Gargalhada geral em volta da mesa.
"Isto está a ficar perigoso", lamentou-se Patrick, o irlandês. "Os piratas já atacam em qualquer sítio. E os nossos chefes não fazem nada!"
"Eles estão feitos com os piratas, meu! Se não, por que é que deixam abertos os paraísos fiscais onde os tipos podem ir descansar entre os assaltos? Mercados, agências, é tudo a mesma mafia!"
O desalento espalhou-se à volta da mesa.
E em contraste com o ambiente acolhedor do bar, lá fora, na noite, sentia-se a presença dos predadores, vagueando, à espera...
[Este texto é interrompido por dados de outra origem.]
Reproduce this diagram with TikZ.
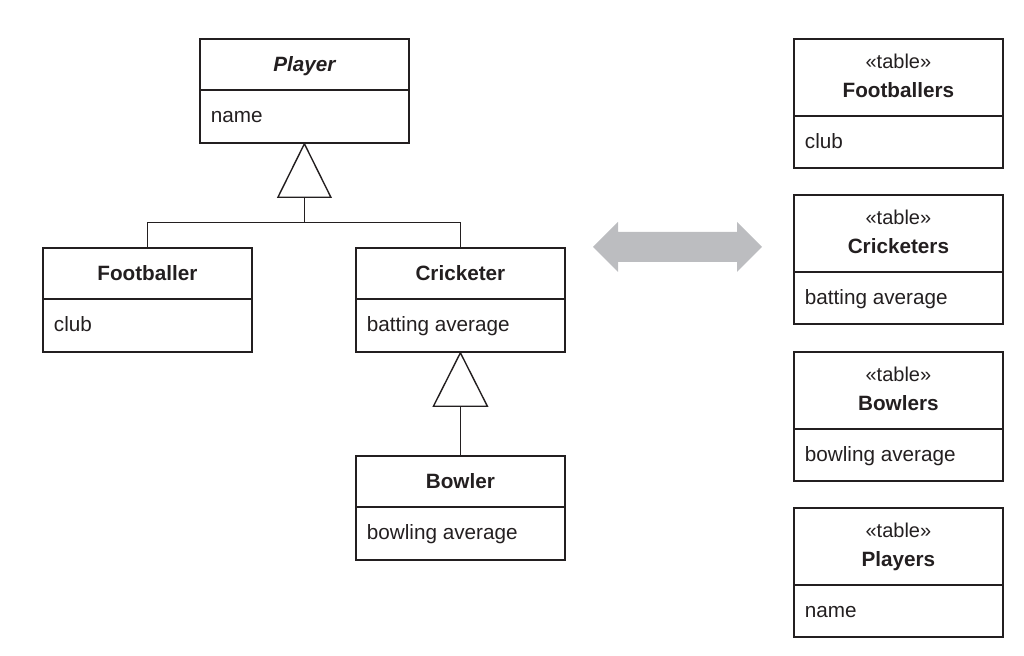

domingo, 19 de dezembro de 2010

Perder a fé é muito triste...

Eleutério era um crente convicto. Acreditava no deus Mercado e seguia religiosamente os conselhos que lhe eram dados pelo seu banco, mediador entre ele próprio e a divindade. Mesmo quando as aplicações que o banco lhe aconselhava davam prejuizo, Eleutério ainda agradecia ao Mercado que o prejuizo não tivesse sido maior.
Alguns dos seus amigos e colegas eram clientes de outros bancos. A esses, Eleutério tentava por vezes aliciar para aderirem ao seu, mas face ao insucesso do seu proselitismo, consolava-se com a ideia de que, ao fim e ao cabo, todos adoravam o mesmo deus.
A fé de Eleutério começou a vacilar quando tomou consciência de que a sua antiga religião, tradicional e confiável, monoteísta, tinha dado lugar a uma outra, instável, volúvel, imprevisível, politeísta. Já não era "o Mercado", mas sim "os mercados".
E quando descobriu que os mercados pressionavam, exploravam, podiam levar empresas e países à bancarrota, provocando a ruína de milhões de pessoas, Eleutério perdeu a fé por completo.
No dia seguinte a essa epifania de sinal menos, Eleutério dirigiu-se ao banco, e como primeira atitude do seu recentemente adquirido estatuto de ateísmo militante, levantou até ao último cêntimo todo o dinheiro que tinha na conta, levou-o para casa e escondeu-o debaixo do colchão.